DATA:
....

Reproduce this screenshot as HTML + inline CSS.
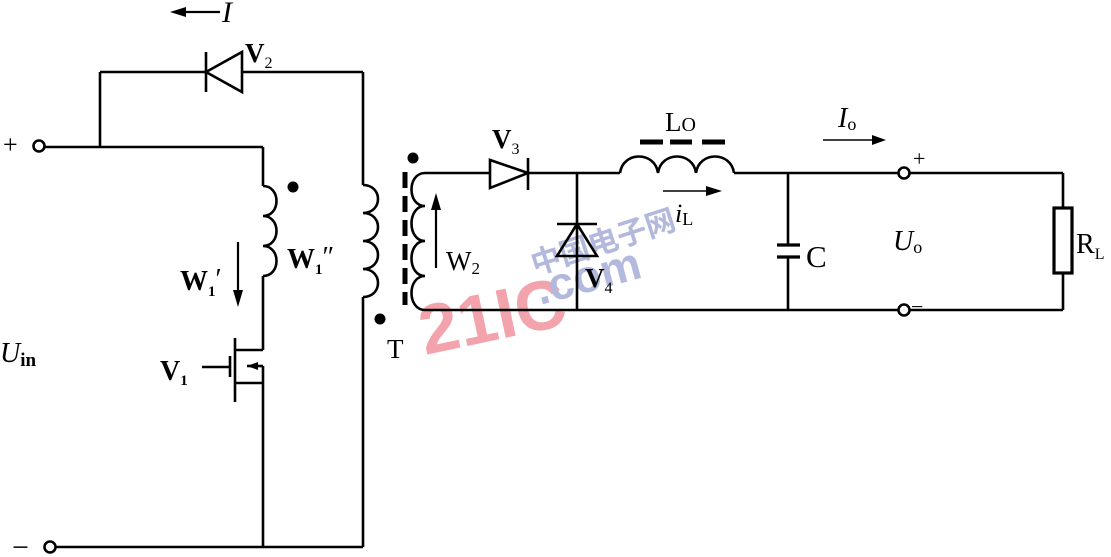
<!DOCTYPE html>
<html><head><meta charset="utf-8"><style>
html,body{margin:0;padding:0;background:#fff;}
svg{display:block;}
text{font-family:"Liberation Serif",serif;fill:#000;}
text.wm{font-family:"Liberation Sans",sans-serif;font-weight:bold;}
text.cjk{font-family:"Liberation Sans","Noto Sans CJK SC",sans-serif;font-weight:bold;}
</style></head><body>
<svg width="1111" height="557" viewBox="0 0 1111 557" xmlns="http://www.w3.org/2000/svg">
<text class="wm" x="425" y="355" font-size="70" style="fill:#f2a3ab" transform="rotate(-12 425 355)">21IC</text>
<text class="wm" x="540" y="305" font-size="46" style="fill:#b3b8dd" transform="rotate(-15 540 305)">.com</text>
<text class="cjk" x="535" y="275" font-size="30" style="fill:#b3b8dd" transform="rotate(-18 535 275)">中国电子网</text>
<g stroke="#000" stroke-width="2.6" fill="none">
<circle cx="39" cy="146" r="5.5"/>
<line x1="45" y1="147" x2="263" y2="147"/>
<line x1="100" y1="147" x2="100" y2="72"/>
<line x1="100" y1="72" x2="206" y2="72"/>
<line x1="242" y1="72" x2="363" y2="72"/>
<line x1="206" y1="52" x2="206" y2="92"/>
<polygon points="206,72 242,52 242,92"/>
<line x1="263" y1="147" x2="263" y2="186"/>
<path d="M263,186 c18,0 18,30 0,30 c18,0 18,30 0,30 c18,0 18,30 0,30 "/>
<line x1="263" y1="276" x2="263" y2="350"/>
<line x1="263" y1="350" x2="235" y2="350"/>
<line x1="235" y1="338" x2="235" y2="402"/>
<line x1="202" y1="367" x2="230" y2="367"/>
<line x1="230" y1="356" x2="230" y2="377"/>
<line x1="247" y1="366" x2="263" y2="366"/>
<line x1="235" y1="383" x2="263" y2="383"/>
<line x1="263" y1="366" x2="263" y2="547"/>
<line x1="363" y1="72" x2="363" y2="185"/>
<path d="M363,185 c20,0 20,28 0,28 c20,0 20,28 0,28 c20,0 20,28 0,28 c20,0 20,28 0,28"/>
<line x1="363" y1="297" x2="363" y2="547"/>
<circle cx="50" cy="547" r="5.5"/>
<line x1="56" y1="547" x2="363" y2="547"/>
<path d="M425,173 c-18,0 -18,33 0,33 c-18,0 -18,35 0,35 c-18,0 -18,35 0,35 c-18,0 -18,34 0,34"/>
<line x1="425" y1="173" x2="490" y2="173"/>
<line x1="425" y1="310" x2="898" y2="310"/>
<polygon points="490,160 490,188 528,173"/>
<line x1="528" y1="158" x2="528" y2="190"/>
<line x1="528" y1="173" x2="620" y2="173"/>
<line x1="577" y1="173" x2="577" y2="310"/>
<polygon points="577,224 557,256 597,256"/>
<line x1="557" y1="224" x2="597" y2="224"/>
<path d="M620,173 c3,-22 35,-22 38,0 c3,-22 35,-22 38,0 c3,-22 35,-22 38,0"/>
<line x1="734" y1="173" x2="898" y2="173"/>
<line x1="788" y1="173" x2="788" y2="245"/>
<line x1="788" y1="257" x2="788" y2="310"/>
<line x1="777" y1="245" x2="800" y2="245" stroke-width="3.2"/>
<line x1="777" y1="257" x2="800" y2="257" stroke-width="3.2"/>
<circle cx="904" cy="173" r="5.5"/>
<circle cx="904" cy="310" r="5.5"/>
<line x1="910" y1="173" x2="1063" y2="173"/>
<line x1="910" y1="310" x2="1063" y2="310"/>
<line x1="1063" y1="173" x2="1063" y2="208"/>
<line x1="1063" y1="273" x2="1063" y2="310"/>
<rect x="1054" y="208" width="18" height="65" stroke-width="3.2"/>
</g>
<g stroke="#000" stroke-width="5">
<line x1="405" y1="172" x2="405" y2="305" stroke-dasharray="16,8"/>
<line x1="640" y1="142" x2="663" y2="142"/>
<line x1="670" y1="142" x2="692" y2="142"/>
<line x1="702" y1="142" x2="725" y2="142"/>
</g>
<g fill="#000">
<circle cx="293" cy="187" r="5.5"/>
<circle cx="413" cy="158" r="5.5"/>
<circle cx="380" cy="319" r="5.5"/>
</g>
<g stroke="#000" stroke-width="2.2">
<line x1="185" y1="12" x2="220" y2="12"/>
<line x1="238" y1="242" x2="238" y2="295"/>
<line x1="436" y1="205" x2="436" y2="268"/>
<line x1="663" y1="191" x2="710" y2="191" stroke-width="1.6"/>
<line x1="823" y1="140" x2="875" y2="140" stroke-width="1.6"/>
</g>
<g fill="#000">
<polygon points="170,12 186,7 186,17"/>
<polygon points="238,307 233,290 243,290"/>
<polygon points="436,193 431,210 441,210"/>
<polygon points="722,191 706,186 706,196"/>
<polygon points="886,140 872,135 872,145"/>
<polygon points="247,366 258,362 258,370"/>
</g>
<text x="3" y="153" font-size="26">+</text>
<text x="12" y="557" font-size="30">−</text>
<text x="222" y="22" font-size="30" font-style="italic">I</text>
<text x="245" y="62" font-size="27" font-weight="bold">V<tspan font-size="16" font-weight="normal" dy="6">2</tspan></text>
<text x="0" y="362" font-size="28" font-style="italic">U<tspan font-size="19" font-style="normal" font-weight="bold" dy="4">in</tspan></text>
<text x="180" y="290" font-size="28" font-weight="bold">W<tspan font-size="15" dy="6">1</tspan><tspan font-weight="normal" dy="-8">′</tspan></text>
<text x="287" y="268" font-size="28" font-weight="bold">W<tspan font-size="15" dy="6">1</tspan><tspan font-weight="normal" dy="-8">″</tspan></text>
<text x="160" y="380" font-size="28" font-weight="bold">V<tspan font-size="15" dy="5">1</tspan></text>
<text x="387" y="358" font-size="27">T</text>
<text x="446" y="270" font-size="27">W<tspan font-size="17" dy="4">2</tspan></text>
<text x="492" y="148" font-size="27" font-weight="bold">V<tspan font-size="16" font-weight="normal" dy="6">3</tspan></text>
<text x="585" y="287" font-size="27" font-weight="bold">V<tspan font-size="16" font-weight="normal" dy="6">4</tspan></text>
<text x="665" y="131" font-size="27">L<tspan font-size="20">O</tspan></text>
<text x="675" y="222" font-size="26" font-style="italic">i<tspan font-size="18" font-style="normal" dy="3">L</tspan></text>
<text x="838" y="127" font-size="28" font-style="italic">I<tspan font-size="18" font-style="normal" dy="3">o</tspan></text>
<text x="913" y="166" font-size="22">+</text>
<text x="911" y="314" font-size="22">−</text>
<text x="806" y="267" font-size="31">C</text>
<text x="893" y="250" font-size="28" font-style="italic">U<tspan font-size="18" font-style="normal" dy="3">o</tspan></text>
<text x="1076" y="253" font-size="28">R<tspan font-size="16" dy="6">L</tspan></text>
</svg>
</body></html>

....

Go through the listing above and write it out again exactly, dropping the pictures.

PROBLEM SOLUTION:
Reproduce this screenshot as HTML + inline CSS.
<!DOCTYPE html>
<html><head><meta charset="utf-8"><style>
html,body{margin:0;padding:0;background:#fff;}
svg{display:block;}
text{font-family:"Liberation Serif",serif;fill:#000;}
text.wm{font-family:"Liberation Sans",sans-serif;font-weight:bold;}
text.cjk{font-family:"Liberation Sans","Noto Sans CJK SC",sans-serif;font-weight:bold;}
</style></head><body>
<svg width="1111" height="557" viewBox="0 0 1111 557" xmlns="http://www.w3.org/2000/svg">
<text class="wm" x="425" y="355" font-size="70" style="fill:#f2a3ab" transform="rotate(-12 425 355)">21IC</text>
<text class="wm" x="540" y="305" font-size="46" style="fill:#b3b8dd" transform="rotate(-15 540 305)">.com</text>
<text class="cjk" x="535" y="275" font-size="30" style="fill:#b3b8dd" transform="rotate(-18 535 275)">中国电子网</text>
<g stroke="#000" stroke-width="2.6" fill="none">
<circle cx="39" cy="146" r="5.5"/>
<line x1="45" y1="147" x2="263" y2="147"/>
<line x1="100" y1="147" x2="100" y2="72"/>
<line x1="100" y1="72" x2="206" y2="72"/>
<line x1="242" y1="72" x2="363" y2="72"/>
<line x1="206" y1="52" x2="206" y2="92"/>
<polygon points="206,72 242,52 242,92"/>
<line x1="263" y1="147" x2="263" y2="186"/>
<path d="M263,186 c18,0 18,30 0,30 c18,0 18,30 0,30 c18,0 18,30 0,30 "/>
<line x1="263" y1="276" x2="263" y2="350"/>
<line x1="263" y1="350" x2="235" y2="350"/>
<line x1="235" y1="338" x2="235" y2="402"/>
<line x1="202" y1="367" x2="230" y2="367"/>
<line x1="230" y1="356" x2="230" y2="377"/>
<line x1="247" y1="366" x2="263" y2="366"/>
<line x1="235" y1="383" x2="263" y2="383"/>
<line x1="263" y1="366" x2="263" y2="547"/>
<line x1="363" y1="72" x2="363" y2="185"/>
<path d="M363,185 c20,0 20,28 0,28 c20,0 20,28 0,28 c20,0 20,28 0,28 c20,0 20,28 0,28"/>
<line x1="363" y1="297" x2="363" y2="547"/>
<circle cx="50" cy="547" r="5.5"/>
<line x1="56" y1="547" x2="363" y2="547"/>
<path d="M425,173 c-18,0 -18,33 0,33 c-18,0 -18,35 0,35 c-18,0 -18,35 0,35 c-18,0 -18,34 0,34"/>
<line x1="425" y1="173" x2="490" y2="173"/>
<line x1="425" y1="310" x2="898" y2="310"/>
<polygon points="490,160 490,188 528,173"/>
<line x1="528" y1="158" x2="528" y2="190"/>
<line x1="528" y1="173" x2="620" y2="173"/>
<line x1="577" y1="173" x2="577" y2="310"/>
<polygon points="577,224 557,256 597,256"/>
<line x1="557" y1="224" x2="597" y2="224"/>
<path d="M620,173 c3,-22 35,-22 38,0 c3,-22 35,-22 38,0 c3,-22 35,-22 38,0"/>
<line x1="734" y1="173" x2="898" y2="173"/>
<line x1="788" y1="173" x2="788" y2="245"/>
<line x1="788" y1="257" x2="788" y2="310"/>
<line x1="777" y1="245" x2="800" y2="245" stroke-width="3.2"/>
<line x1="777" y1="257" x2="800" y2="257" stroke-width="3.2"/>
<circle cx="904" cy="173" r="5.5"/>
<circle cx="904" cy="310" r="5.5"/>
<line x1="910" y1="173" x2="1063" y2="173"/>
<line x1="910" y1="310" x2="1063" y2="310"/>
<line x1="1063" y1="173" x2="1063" y2="208"/>
<line x1="1063" y1="273" x2="1063" y2="310"/>
<rect x="1054" y="208" width="18" height="65" stroke-width="3.2"/>
</g>
<g stroke="#000" stroke-width="5">
<line x1="405" y1="172" x2="405" y2="305" stroke-dasharray="16,8"/>
<line x1="640" y1="142" x2="663" y2="142"/>
<line x1="670" y1="142" x2="692" y2="142"/>
<line x1="702" y1="142" x2="725" y2="142"/>
</g>
<g fill="#000">
<circle cx="293" cy="187" r="5.5"/>
<circle cx="413" cy="158" r="5.5"/>
<circle cx="380" cy="319" r="5.5"/>
</g>
<g stroke="#000" stroke-width="2.2">
<line x1="185" y1="12" x2="220" y2="12"/>
<line x1="238" y1="242" x2="238" y2="295"/>
<line x1="436" y1="205" x2="436" y2="268"/>
<line x1="663" y1="191" x2="710" y2="191" stroke-width="1.6"/>
<line x1="823" y1="140" x2="875" y2="140" stroke-width="1.6"/>
</g>
<g fill="#000">
<polygon points="170,12 186,7 186,17"/>
<polygon points="238,307 233,290 243,290"/>
<polygon points="436,193 431,210 441,210"/>
<polygon points="722,191 706,186 706,196"/>
<polygon points="886,140 872,135 872,145"/>
<polygon points="247,366 258,362 258,370"/>
</g>
<text x="3" y="153" font-size="26">+</text>
<text x="12" y="557" font-size="30">−</text>
<text x="222" y="22" font-size="30" font-style="italic">I</text>
<text x="245" y="62" font-size="27" font-weight="bold">V<tspan font-size="16" font-weight="normal" dy="6">2</tspan></text>
<text x="0" y="362" font-size="28" font-style="italic">U<tspan font-size="19" font-style="normal" font-weight="bold" dy="4">in</tspan></text>
<text x="180" y="290" font-size="28" font-weight="bold">W<tspan font-size="15" dy="6">1</tspan><tspan font-weight="normal" dy="-8">′</tspan></text>
<text x="287" y="268" font-size="28" font-weight="bold">W<tspan font-size="15" dy="6">1</tspan><tspan font-weight="normal" dy="-8">″</tspan></text>
<text x="160" y="380" font-size="28" font-weight="bold">V<tspan font-size="15" dy="5">1</tspan></text>
<text x="387" y="358" font-size="27">T</text>
<text x="446" y="270" font-size="27">W<tspan font-size="17" dy="4">2</tspan></text>
<text x="492" y="148" font-size="27" font-weight="bold">V<tspan font-size="16" font-weight="normal" dy="6">3</tspan></text>
<text x="585" y="287" font-size="27" font-weight="bold">V<tspan font-size="16" font-weight="normal" dy="6">4</tspan></text>
<text x="665" y="131" font-size="27">L<tspan font-size="20">O</tspan></text>
<text x="675" y="222" font-size="26" font-style="italic">i<tspan font-size="18" font-style="normal" dy="3">L</tspan></text>
<text x="838" y="127" font-size="28" font-style="italic">I<tspan font-size="18" font-style="normal" dy="3">o</tspan></text>
<text x="913" y="166" font-size="22">+</text>
<text x="911" y="314" font-size="22">−</text>
<text x="806" y="267" font-size="31">C</text>
<text x="893" y="250" font-size="28" font-style="italic">U<tspan font-size="18" font-style="normal" dy="3">o</tspan></text>
<text x="1076" y="253" font-size="28">R<tspan font-size="16" dy="6">L</tspan></text>
</svg>
</body></html>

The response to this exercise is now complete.